STRONGEST MAN IN THE WORLD?

When 7'1" Wilt Chamberlain was playing in the NBA most people did not know that he weighed nearly 300 pounds, all of it lean and hard. A weary opponent, who did, said one day in awe, "You have no idea how strong he is."

A week or so ago in New York, where he was promoting a Russian-American volleyball game, Chamberlain was waiting for an elevator in Madison Square Garden. When its doors opened, Wilt watched as two workmen tried to pull a heavily laden dolly out of the elevator, over the uneven slit between it and the corridor. Dave Anderson of The New York Times reported that the workmen pulled and heaved for almost a minute without success.

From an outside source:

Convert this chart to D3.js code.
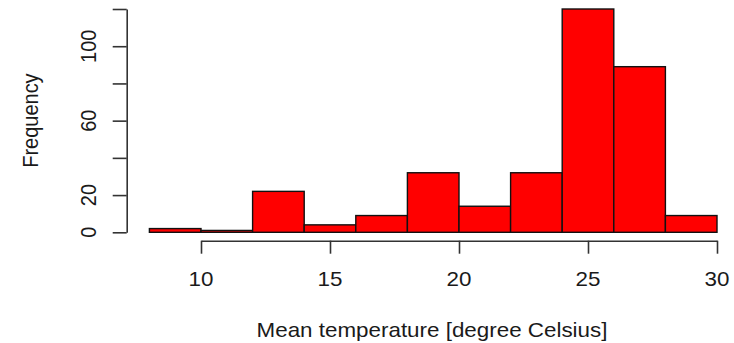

Wilt said quietly, "You look like you need a little help." He lifted one end of the dolly off the floor and almost effortlessly pulled the thing into the corridor.

Chamberlain smiled, got on the elevator and went his way. In the corridor one of the workmen said in awe, "I never saw anything like that in my life. This is an 800-pound load."

FARSIGHTED
One of the first season-ticket orders for Seattle's new National Football League team came from a prison inmate. He wrote that he would be free for the 1976 opener and didn't want to be shut out.